They highlight the necessity for agency owners to identify their strengths and leverage them, using methods like 12-week sprints to achieve incremental progress. They also address the challenges agencies face when looking for quick revenue boosts and the significance of tapping into existing networks.
Key takeaways
- Jody Sutter: “I think business development is one of those things that the tools may change and yet the underlying philosophy and the underlying skillset rarely changes.”
- Chip Griffin: “It is so much easier to sell what you’re doing if you’re clear about what it is that you do and who you do it for, because your prospects hear themselves in that. And I think that the whole notion of being a full service agency that can do this for everybody and their brother just doesn’t make sense.”

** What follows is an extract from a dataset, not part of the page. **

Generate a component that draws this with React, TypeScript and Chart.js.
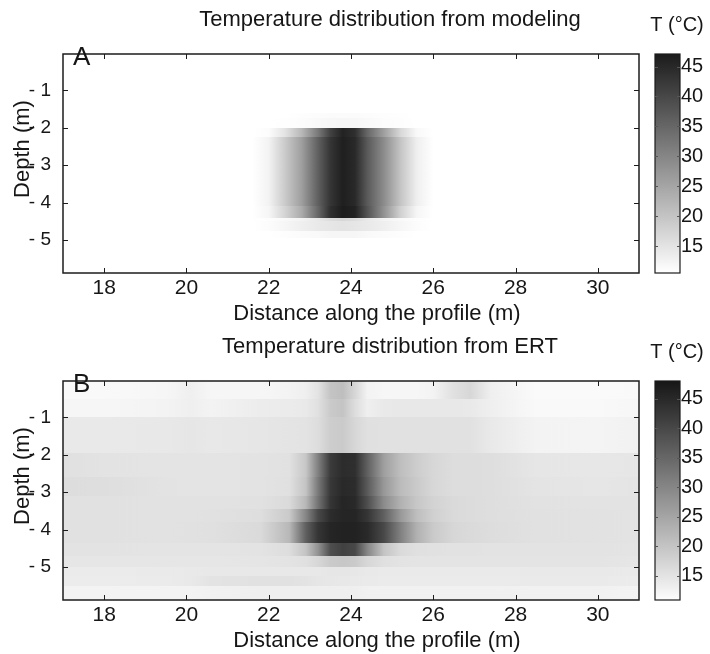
import React, { useEffect, useRef } from 'react';
import { Chart, registerables } from 'chart.js';

Chart.register(...registerables);

const FONT = "'Liberation Sans', Arial, Helvetica, sans-serif";

// ---- axis ticks / labels ----
const xTicks = [18, 20, 22, 24, 26, 28, 30];
const depthTicks = [-5, -4, -3, -2, -1];
const tempTicks = [15, 20, 25, 30, 35, 40, 45];

const titleA = 'Temperature distribution from modeling';
const titleB = 'Temperature distribution from ERT';
const xLabel = 'Distance along the profile (m)';
const yLabel = 'Depth (m)';
const cbLabel = 'T (°C)';

// colour map range (°C): white -> black
const CMAP_MIN = 10.5;
const CMAP_MAX = 47.5;

// ---- Panel A: modelled temperature ----
// column positions along the profile (m)
const colsA = [17, 21.6, 22.0, 22.4, 22.8, 23.2, 23.5, 23.8, 24.1, 24.4, 24.8, 25.2, 25.6, 26.0, 31];
// depth band edges (m)
const edgesA = [0, 1.6, 1.75, 2.0, 2.25, 4.1, 4.4, 4.5, 4.75, 4.95, 5.95];
// temperature (°C) per depth band, per column
const tempsA = [
  [10.5, 10.5, 10.5, 10.5, 10.5, 10.5, 10.5, 10.5, 10.5, 10.5, 10.5, 10.5, 10.5, 10.5, 10.5],
  [10.5, 10.5, 10.5, 10.5, 10.8, 11.0, 11.2, 11.2, 11.2, 11.0, 10.8, 10.6, 10.5, 10.5, 10.5],
  [10.5, 10.5, 10.5, 10.6, 11.0, 11.5, 11.8, 12.0, 11.8, 11.5, 11.0, 10.8, 10.5, 10.5, 10.5],
  [10.5, 10.5, 11.0, 15.0, 22.0, 32.0, 41.0, 46.0, 44.0, 35.0, 26.0, 17.0, 11.5, 10.5, 10.5],
  [10.5, 10.5, 12.5, 19.0, 26.0, 36.0, 43.0, 46.5, 45.0, 37.0, 29.0, 20.0, 13.0, 10.5, 10.5],
  [10.5, 10.5, 12.0, 17.5, 24.0, 35.0, 44.0, 47.0, 46.0, 38.0, 28.0, 18.0, 12.0, 10.5, 10.5],
  [10.5, 10.5, 10.8, 11.5, 12.5, 14.0, 16.0, 17.0, 16.0, 14.0, 12.5, 11.5, 10.8, 10.5, 10.5],
  [10.5, 10.5, 11.0, 12.0, 13.0, 14.0, 14.5, 15.0, 14.5, 14.0, 13.0, 12.0, 11.0, 10.5, 10.5],
  [10.5, 10.5, 10.5, 10.8, 11.2, 11.5, 12.0, 12.0, 12.0, 11.5, 11.2, 10.8, 10.5, 10.5, 10.5],
  [10.5, 10.5, 10.5, 10.5, 10.5, 10.5, 10.5, 10.5, 10.5, 10.5, 10.5, 10.5, 10.5, 10.5, 10.5],
];

// ---- Panel B: temperature from ERT ----
const colsB = [17, 18, 19.5, 20.1, 20.6, 21.8, 22.5, 22.9, 23.2, 23.5, 23.8, 24.1, 24.4, 24.8, 25.2, 25.6, 26.0, 26.5, 26.9, 27.4, 28.5, 30, 31];
const edgesB = [0, 0.5, 1.0, 1.95, 2.6, 3.1, 3.45, 3.8, 4.35, 4.7, 5.0, 5.25, 5.5, 5.95];
const tempsB = [
  [11.5, 11.5, 12.0, 13.0, 12.0, 12.0, 12.5, 13.0, 15.0, 20.0, 21.0, 17.0, 12.5, 12.0, 12.0, 12.0, 12.5, 15.5, 17.0, 13.0, 11.3, 11.3, 11.5],
  [12.0, 12.0, 12.5, 13.0, 12.5, 13.5, 13.7, 14.0, 15.5, 19.0, 20.0, 16.0, 13.0, 14.0, 14.2, 14.2, 14.2, 14.2, 14.0, 13.0, 11.5, 11.5, 12.0],
  [14.0, 14.0, 14.2, 14.5, 14.2, 14.5, 14.8, 15.0, 16.0, 18.5, 19.0, 17.0, 15.5, 15.3, 15.3, 15.3, 15.3, 15.3, 15.3, 14.0, 12.5, 12.3, 12.8],
  [15.5, 15.0, 14.8, 14.8, 14.8, 15.0, 15.3, 19.5, 31.0, 42.0, 44.5, 44.0, 36.0, 26.0, 21.0, 18.5, 17.0, 16.0, 16.0, 15.8, 14.5, 14.3, 14.5],
  [16.0, 15.8, 15.0, 14.8, 14.8, 15.0, 15.5, 20.0, 32.0, 42.5, 45.0, 44.5, 37.0, 27.0, 21.5, 19.0, 17.0, 16.0, 16.0, 15.8, 14.8, 14.5, 14.8],
  [15.3, 15.3, 15.2, 15.2, 15.2, 15.3, 16.5, 22.0, 33.0, 43.0, 45.5, 45.0, 39.0, 29.0, 23.0, 19.5, 17.5, 16.5, 16.2, 15.8, 15.2, 15.0, 15.0],
  [15.3, 15.3, 15.2, 15.2, 15.3, 15.8, 19.0, 30.0, 40.0, 44.5, 45.5, 45.5, 43.0, 36.0, 27.0, 21.0, 18.0, 16.5, 16.2, 15.8, 15.3, 15.2, 15.0],
  [15.3, 15.3, 15.2, 15.3, 15.5, 16.5, 22.0, 36.0, 43.0, 45.5, 46.0, 46.0, 45.0, 40.0, 31.0, 23.0, 19.0, 17.0, 16.5, 16.0, 15.3, 15.2, 15.0],
  [15.0, 15.0, 14.8, 14.8, 14.8, 15.0, 16.0, 20.0, 28.0, 39.0, 41.0, 40.0, 30.0, 20.0, 16.5, 15.5, 15.3, 15.2, 15.2, 15.0, 15.0, 15.0, 14.8],
  [14.5, 14.5, 14.5, 14.5, 14.5, 14.7, 15.0, 15.5, 17.0, 19.0, 19.5, 19.0, 17.0, 15.5, 15.0, 14.8, 14.8, 14.8, 14.8, 14.8, 14.8, 14.8, 14.5],
  [13.7, 13.7, 13.8, 14.0, 14.2, 14.2, 14.2, 14.2, 14.2, 14.5, 14.5, 14.3, 14.0, 13.8, 13.8, 13.8, 13.8, 13.8, 13.8, 13.8, 14.0, 14.0, 13.8],
  [13.5, 13.5, 13.7, 14.0, 15.0, 15.3, 15.3, 15.0, 14.5, 14.3, 14.2, 14.0, 13.8, 13.7, 13.7, 13.7, 13.7, 13.7, 13.7, 13.7, 13.8, 13.8, 13.5],
  [12.5, 12.5, 12.5, 12.5, 12.8, 13.0, 13.0, 13.0, 13.0, 13.0, 13.0, 13.0, 12.8, 12.8, 12.8, 12.8, 12.8, 12.8, 12.8, 12.8, 12.8, 12.8, 12.5],
];

function gray(T: number): string {
  const t = (T - CMAP_MIN) / (CMAP_MAX - CMAP_MIN);
  const v = Math.round(Math.max(22, Math.min(255, 255 - t * 230)));
  return `rgb(${v},${v},${v})`;
}

type PanelProps = {
  title: string;
  letter: string;
  cols: number[];
  edges: number[];
  temps: number[][];
  cbMin: number;
  cbMax: number;
};

const W = 710;
const H = 327;

function Panel(props: PanelProps) {
  const ref = useRef<HTMLCanvasElement | null>(null);

  useEffect(() => {
    const canvas = ref.current;
    if (!canvas) return;
    const { title, letter, cols, edges, temps, cbMin, cbMax } = props;

    const heatmap = {
      id: 'heatmap',
      beforeDatasetsDraw(chart: any) {
        const { ctx, chartArea: a } = chart;
        const xs = chart.scales.x;
        const ys = chart.scales.y;
        const x0 = xs.getPixelForValue(cols[0]);
        const x1 = xs.getPixelForValue(cols[cols.length - 1]);
        ctx.save();
        ctx.beginPath();
        ctx.rect(a.left, a.top, a.right - a.left, a.bottom - a.top);
        ctx.clip();
        for (let r = 0; r < temps.length; r++) {
          const yTop = Math.round(ys.getPixelForValue(-edges[r]));
          const yBot = Math.round(ys.getPixelForValue(-edges[r + 1]));
          const g = ctx.createLinearGradient(x0, 0, x1, 0);
          cols.forEach((c, i) => {
            g.addColorStop((xs.getPixelForValue(c) - x0) / (x1 - x0), gray(temps[r][i]));
          });
          ctx.fillStyle = g;
          ctx.fillRect(x0, yTop, x1 - x0, yBot - yTop);
        }
        ctx.restore();
      },
    };

    const overlay = {
      id: 'overlay',
      afterDraw(chart: any) {
        const { ctx, chartArea: a } = chart;
        const xs = chart.scales.x;
        const ys = chart.scales.y;
        const cb = chart.scales.cb;
        ctx.save();
        // frame
        ctx.strokeStyle = '#1c1c1c';
        ctx.lineWidth = 1.5;
        ctx.strokeRect(a.left, a.top, a.right - a.left, a.bottom - a.top);
        // inward tick marks
        ctx.lineWidth = 1;
        ctx.beginPath();
        for (const v of xTicks) {
          const px = Math.round(xs.getPixelForValue(v)) + 0.5;
          ctx.moveTo(px, a.bottom);
          ctx.lineTo(px, a.bottom - 5);
          ctx.moveTo(px, a.top);
          ctx.lineTo(px, a.top + 5);
        }
        for (const v of depthTicks) {
          const py = Math.round(ys.getPixelForValue(v)) + 0.5;
          ctx.moveTo(a.left, py);
          ctx.lineTo(a.left + 5, py);
          ctx.moveTo(a.right, py);
          ctx.lineTo(a.right - 5, py);
        }
        ctx.stroke();
        // colour bar
        const bx = cb.left + 16;
        const bw = 25;
        const bt = cb.getPixelForValue(cb.max);
        const bb = cb.getPixelForValue(cb.min);
        const g = ctx.createLinearGradient(0, bb, 0, bt);
        const n = 24;
        for (let i = 0; i <= n; i++) {
          const T = cb.min + ((cb.max - cb.min) * i) / n;
          g.addColorStop(i / n, gray(T));
        }
        ctx.fillStyle = g;
        ctx.fillRect(bx, bt, bw, bb - bt);
        ctx.lineWidth = 1.2;
        ctx.strokeRect(bx, bt, bw, bb - bt);
        ctx.lineWidth = 1;
        ctx.strokeStyle = '#555';
        ctx.beginPath();
        for (const v of tempTicks) {
          const py = Math.round(cb.getPixelForValue(v)) + 0.5;
          ctx.moveTo(bx, py);
          ctx.lineTo(bx + 3, py);
          ctx.moveTo(bx + bw, py);
          ctx.lineTo(bx + bw - 3, py);
        }
        ctx.stroke();
        // texts
        ctx.fillStyle = '#161616';
        ctx.textBaseline = 'alphabetic';
        ctx.textAlign = 'center';
        ctx.font = `22px ${FONT}`;
        ctx.fillText(title, 390, 26);
        ctx.fillText(xLabel, 377, 320);
        ctx.save();
        ctx.translate(23, 149);
        ctx.rotate(-Math.PI / 2);
        ctx.textBaseline = 'middle';
        ctx.fillText(yLabel, 0, 0);
        ctx.restore();
        ctx.font = `20px ${FONT}`;
        ctx.fillText(cbLabel, 677, 31);
        ctx.textAlign = 'left';
        ctx.font = `26px ${FONT}`;
        ctx.fillText(letter, 73, 65);
        ctx.restore();
      },
    };

    const chart = new Chart(canvas, {
      type: 'scatter',
      data: { datasets: [] },
      options: {
        animation: false,
        responsive: false,
        events: [],
        layout: { padding: { left: 10, top: 41, right: 0, bottom: 0 } },
        plugins: {
          legend: { display: false },
          tooltip: { enabled: false },
          title: { display: false },
        },
        scales: {
          x: {
            type: 'linear',
            position: 'bottom',
            min: 17,
            max: 31,
            grid: { display: false, drawTicks: false },
            border: { display: false },
            ticks: { color: '#161616', font: { family: FONT, size: 21 }, padding: 3 },
            afterBuildTicks: (s: any) => {
              s.ticks = xTicks.map((v) => ({ value: v }));
            },
            afterFit: (s: any) => {
              s.height = 51;
            },
          },
          y: {
            type: 'linear',
            position: 'left',
            min: -5.88,
            max: -0.03,
            grid: { display: false, drawTicks: false },
            border: { display: false },
            ticks: {
              color: '#161616',
              font: { family: FONT, size: 19 },
              padding: 12,
              callback: (v: any) => '- ' + Math.abs(Number(v)),
            },
            afterBuildTicks: (s: any) => {
              s.ticks = depthTicks.map((v) => ({ value: v }));
            },
            afterFit: (s: any) => {
              s.width = 53;
            },
          },
          cb: {
            type: 'linear',
            position: 'right',
            min: cbMin,
            max: cbMax,
            grid: { display: false, drawTicks: false },
            border: { display: false },
            ticks: { color: '#161616', font: { family: FONT, size: 20 }, padding: 42 },
            afterBuildTicks: (s: any) => {
              s.ticks = tempTicks.map((v) => ({ value: v }));
            },
            afterFit: (s: any) => {
              s.width = 71;
            },
          },
        },
      } as any,
      plugins: [heatmap, overlay],
    });
    return () => chart.destroy();
  }, []);

  return <canvas ref={ref} width={W} height={H} style={{ display: 'block', width: W, height: H }} />;
}

export default function App() {
  useEffect(() => {
    document.body.style.margin = '0';
    document.body.style.background = '#fff';
  }, []);
  return (
    <div style={{ width: W, height: 2 * H, background: '#fff', overflow: 'hidden' }}>
      <Panel title={titleA} letter="A" cols={colsA} edges={edgesA} temps={tempsA} cbMin={10.5} cbMax={47.1} />
      <Panel title={titleB} letter="B" cols={colsB} edges={edgesB} temps={tempsB} cbMin={10.9} cbMax={48.0} />
    </div>
  );
}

- Jody Sutter: “Kind of simple, let’s get agency owners not using business development tactics that they don’t like, they don’t feel like they’re good at, and let’s get them doing the things that they do feel like they’re good at.”

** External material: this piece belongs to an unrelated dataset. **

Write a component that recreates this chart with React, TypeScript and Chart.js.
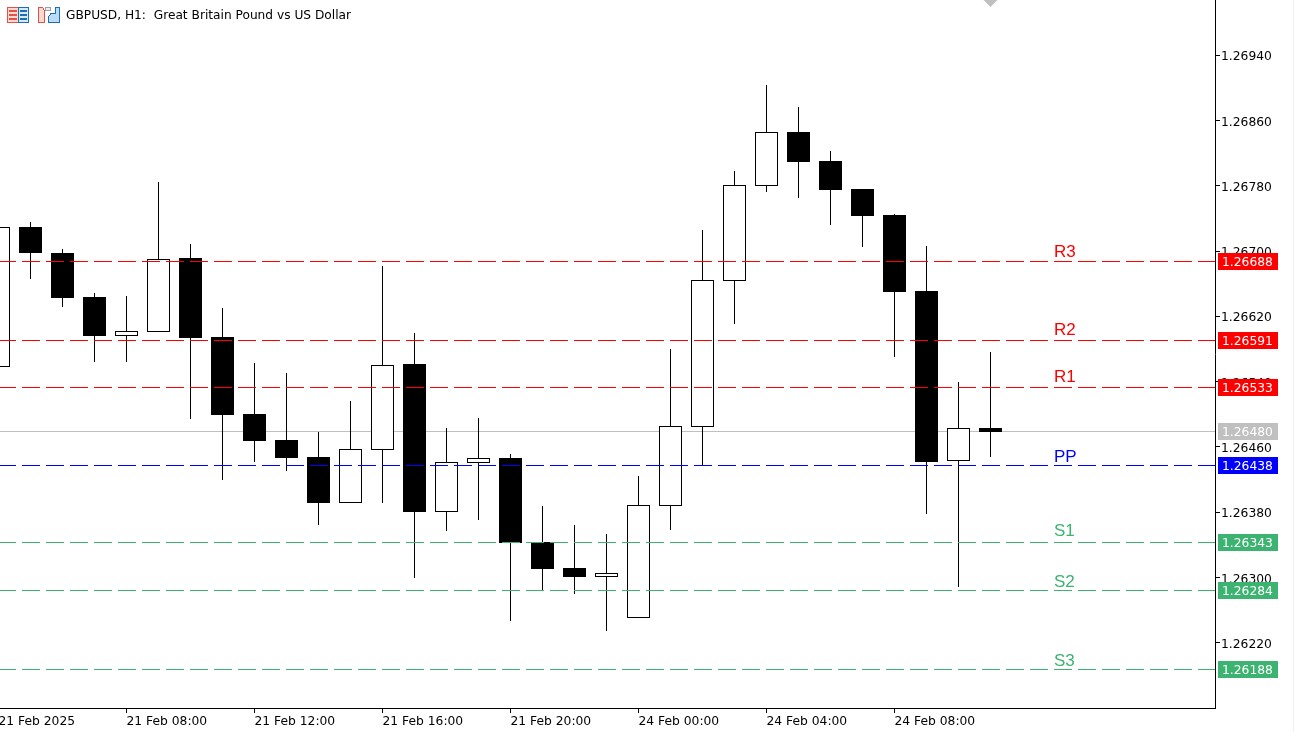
import React, { useEffect, useRef } from "react";
import { Chart, registerables } from "chart.js";

Chart.register(...registerables);

const FONT = "DejaVu Sans";
const FONT_SIZE = 12.3;

const titleText = "GBPUSD, H1:  Great Britain Pound vs US Dollar";

// candle position index, 1 hour per step
const opens = [1.26558, 1.267294, 1.266976, 1.266437, 1.265959, 1.266008, 1.266914, 1.265947, 1.265004, 1.264686, 1.264478, 1.263914, 1.264563, 1.265616, 1.263804, 1.264404, 1.264465, 1.263437, 1.263118, 1.263008, 1.262506, 1.263877, 1.264845, 1.266633, 1.267796, 1.268457, 1.268102, 1.267759, 1.267441, 1.26651, 1.264429, 1.264833];
const highs = [1.267294, 1.267355, 1.267025, 1.266486, 1.266449, 1.267845, 1.267086, 1.266302, 1.265629, 1.265506, 1.264784, 1.265163, 1.266816, 1.265996, 1.264833, 1.264955, 1.264514, 1.263877, 1.263645, 1.263535, 1.264245, 1.2658, 1.267257, 1.26798, 1.269033, 1.268763, 1.268225, 1.267759, 1.267453, 1.267061, 1.265396, 1.265763];
const lows = [1.26558, 1.266657, 1.266314, 1.265641, 1.265641, 1.266008, 1.264943, 1.264196, 1.264416, 1.264306, 1.263645, 1.263914, 1.263914, 1.262996, 1.263571, 1.263706, 1.262469, 1.262849, 1.2628, 1.262347, 1.262506, 1.263584, 1.26438, 1.266106, 1.267722, 1.267649, 1.267318, 1.267049, 1.265702, 1.26378, 1.262886, 1.264478];
const closes = [1.267294, 1.266976, 1.266425, 1.265959, 1.26602, 1.266902, 1.265935, 1.264992, 1.264673, 1.264465, 1.263914, 1.264576, 1.265604, 1.263804, 1.264416, 1.264465, 1.263424, 1.263106, 1.263008, 1.263057, 1.26389, 1.264857, 1.266645, 1.267808, 1.268457, 1.26809, 1.267747, 1.267429, 1.266498, 1.264416, 1.264833, 1.264784];

const xTickIndexes = [0, 4, 8, 12, 16, 20, 24, 28];
const xTickLabels = ["21 Feb 2025", "21 Feb 08:00", "21 Feb 12:00", "21 Feb 16:00", "21 Feb 20:00", "24 Feb 00:00", "24 Feb 04:00", "24 Feb 08:00"];
const yTickValues = [1.2694, 1.2686, 1.2678, 1.267, 1.2662, 1.2654, 1.2646, 1.2638, 1.263, 1.2622];

const levelNames = ["R3", "R2", "R1", "PP", "S1", "S2", "S3"];
const levelValues = [1.26688, 1.26591, 1.26533, 1.26438, 1.26343, 1.26284, 1.26188];
const levelColors = ["#ff0000", "#ff0000", "#ff0000", "#0000ff", "#3cb371", "#3cb371", "#3cb371"];
const levelTextGaps = [4, 5, 5, 3, 6, 3, 3];

const lastPrice = 1.2648;
const lastColor = "#c0c0c0";
const markerIndex = 31;

const X_MIN = 0.046875;
const X_MAX = 38.015625;
const Y_MIN = 1.2613995;
const Y_MAX = 1.270076;

const isUp = (i: number) => closes[i] >= opens[i];

const zeroPadding = (s: any) => {
  s.paddingLeft = 0;
  s.paddingRight = 0;
  s.paddingTop = 0;
  s.paddingBottom = 0;
};

const pixelPlugin = {
  id: "pixelPlugin",
  afterDatasetsUpdate(chart: any) {
    chart.data.datasets.forEach((ds: any, d: number) => {
      const meta = chart.getDatasetMeta(d);
      if (ds.type === "line" && ds.snap) {
        meta.data.forEach((p: any) => {
          p.y = Math.round(p.y) + 0.5;
        });
        const line = meta.dataset;
        if (line) line._path = undefined;
      }
      if (ds.type === "bar") {
        meta.data.forEach((b: any) => {
          b.y = Math.round(b.y);
          b.base = Math.round(b.base);
          b.height = b.base - b.y;
        });
      }
    });
  },
  afterDraw(chart: any) {
    const { ctx, scales } = chart;
    const y = scales.y;
    ctx.save();
    ctx.textBaseline = "alphabetic";
    ctx.textAlign = "left";

    // heading
    ctx.fillStyle = "#000000";
    ctx.font = `12.2px "${FONT}"`;
    ctx.fillText(titleText, 66, 19);

    const tag = (value: number, color: string) => {
      const row = Math.round(y.getPixelForValue(value));
      ctx.fillStyle = color;
      ctx.fillRect(1218, row - 8, 60, 17);
      ctx.fillStyle = "#ffffff";
      ctx.font = `${FONT_SIZE}px "${FONT}"`;
      ctx.fillText(value.toFixed(5), 1222, row + 5);
    };
    tag(lastPrice, lastColor);
    levelValues.forEach((v, i) => {
      tag(v, levelColors[i]);
      const row = Math.round(y.getPixelForValue(v));
      ctx.fillStyle = levelColors[i];
      ctx.font = `17px "Liberation Sans"`;
      ctx.fillText(levelNames[i], 1054, row - levelTextGaps[i]);
    });
    ctx.restore();
  },
};

function Icons() {
  return (
    <svg width={60} height={20} style={{ position: "absolute", left: 5, top: 5 }} shapeRendering="crispEdges">
      <rect x="2.5" y="2.5" width="11" height="15" fill="#fbd9cf" stroke="#e0524a" />
      <rect x="13.5" y="2.5" width="10" height="15" fill="#d5e9f8" stroke="#1b6fb5" />
      <path d="M4 6h8M4 10h8M4 14h8" stroke="#e0524a" strokeWidth="2" />
      <path d="M15 6h7M15 10h7M15 14h7" stroke="#1b6fb5" strokeWidth="2" />
      <path d="M33.5 2.5h4l2 3v12h-6z" fill="#fbd9cf" stroke="#e0524a" />
      <path d="M46 8.5h4.5v-6h4v15h-11v-6z" fill="#bcdcf6" stroke="#1b6fb5" />
      <rect x="40.5" y="2.5" width="5" height="3" fill="#eeeeee" stroke="#a0a0a0" />
    </svg>
  );
}

export default function App() {
  const ref = useRef<HTMLCanvasElement>(null);

  useEffect(() => {
    const idx = opens.map((_, i) => i);
    const chart = new Chart(ref.current as HTMLCanvasElement, {
      type: "bar",
      data: {
        datasets: [
          {
            type: "line",
            snap: true,
            label: "Last",
            data: [{ x: 0, y: lastPrice }, { x: X_MAX, y: lastPrice }],
            borderColor: lastColor,
            borderWidth: 1,
            pointRadius: 0,
            order: 6,
          },
          {
            type: "bar",
            label: "Range",
            data: idx.map((i) => ({ x: i, y: [lows[i], highs[i]] })),
            backgroundColor: "#000000",
            borderWidth: 0,
            barThickness: 1,
            grouped: false,
            inflateAmount: 0,
            order: 5,
          },
          {
            type: "bar",
            label: "Body",
            data: idx.map((i) => ({ x: i, y: [opens[i], closes[i]] })),
            backgroundColor: idx.map((i) => (isUp(i) ? "#ffffff" : "#000000")),
            borderColor: "#000000",
            borderWidth: 1,
            borderSkipped: false,
            barThickness: 23,
            grouped: false,
            inflateAmount: 0,
            order: 4,
          },
          ...levelValues.map((v, i) => ({
            type: "line",
            snap: true,
            label: levelNames[i],
            data: [{ x: 0, y: v }, { x: X_MAX, y: v }],
            borderColor: levelColors[i],
            borderWidth: 1,
            borderDash: [18, 6],
            borderDashOffset: 0.5,
            pointRadius: 0,
            order: 2,
          })),
          {
            type: "line",
            label: "Marker",
            data: [{ x: markerIndex, y: Y_MAX }],
            pointStyle: "rectRot",
            pointRadius: 7,
            pointBorderWidth: 0,
            pointBackgroundColor: lastColor,
            showLine: false,
            clip: false,
            order: 1,
          },
        ] as any,
      },
      options: {
        responsive: false,
        animation: false,
        devicePixelRatio: 1,
        layout: { padding: 0, autoPadding: false },
        plugins: { legend: { display: false }, tooltip: { enabled: false }, title: { display: false } },
        scales: {
          x: {
            type: "linear",
            min: X_MIN,
            max: X_MAX,
            offset: false,
            grid: { offset: false, drawOnChartArea: false, tickColor: "#000000", tickLength: 5, tickWidth: 1 },
            border: { color: "#000000", width: 1 },
            afterBuildTicks: (s: any) => {
              s.ticks = xTickIndexes.map((value) => ({ value }));
            },
            afterFit: (s: any) => {
              s.height = 24;
              zeroPadding(s);
            },
            ticks: {
              autoSkip: false,
              maxRotation: 0,
              minRotation: 0,
              align: "start",
              padding: 1,
              color: "#000000",
              font: { family: FONT, size: FONT_SIZE },
              callback: (v: any) => xTickLabels[xTickIndexes.indexOf(Number(v))] ?? "",
            },
          },
          y: {
            type: "linear",
            position: "right",
            min: Y_MIN,
            max: Y_MAX,
            grid: { drawOnChartArea: false, tickColor: "#000000", tickLength: 5, tickWidth: 1 },
            border: { color: "#000000", width: 1 },
            afterBuildTicks: (s: any) => {
              s.ticks = yTickValues.map((value) => ({ value }));
            },
            afterFit: (s: any) => {
              s.width = 78;
              zeroPadding(s);
            },
            ticks: {
              padding: 1,
              labelOffset: 2,
              color: "#000000",
              font: { family: FONT, size: FONT_SIZE },
              callback: (v: any) => Number(v).toFixed(5),
            },
          },
        },
      } as any,
      plugins: [pixelPlugin] as any,
    });
    return () => chart.destroy();
  }, []);

  return (
    <div style={{ position: "fixed", left: 0, top: 0, width: 1294, height: 732, background: "#f0f0f0", overflow: "hidden" }}>
      <canvas ref={ref} width={1293} height={732} style={{ display: "block", background: "#ffffff" }} />
      <Icons />
    </div>
  );
}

- Chip Griffin: “All too often agencies do look at new business in isolation. They come up with plans for growing the business from a revenue standpoint, but they don’t think about what it means operationally.”
About Jody Sutter
Speaker, blogger, and owner of The Sutter Company, Jody Sutter ran business development teams at large agencies like R/GA, OMD and Havas, and spent over a decade in sales for a range of creative services firms, from branding design to digital advertising. She now provides the growth strategies and tools for agency owners to win new business.
Resources
- Email Jody about the Agency New Business Accelerator (or anything else)
- Jody Sutter’s LinkedIn
Related
- Planning for 2023 Agency Biz Dev
- Business development mistakes agencies make and how to solve them (featuring Jody Sutter)
- Small Agency Talk – February 5, 2021 (featuring Jody Sutter and Lee McKnight Jr.)
- Getting help for your agency business development efforts
The following is a computer-generated transcript. Please listen to the audio to confirm accuracy.
Chip Griffin: Hello and welcome to another episode of Chats with Chip. I’m your host, Chip Griffin, the founder of SAGA, the Small Agency Growth Alliance. And I’m delighted to have back with me today a very regular contributor to really all of the different platforms and podcasts and videos that I’ve done over the years, Jody Sutter of the Sutter Company.
Welcome, Jody.
Jody Sutter: Thank you, Chip. It’s always nice to be back.
Chip Griffin: It is. It is great to have you. I always know we’re going to have a great conversation. I often don’t know where we’re going to head with it. You know, we just kind of start and see where it takes us. But I, I think that makes it interesting for us and hopefully interesting and useful for the listeners.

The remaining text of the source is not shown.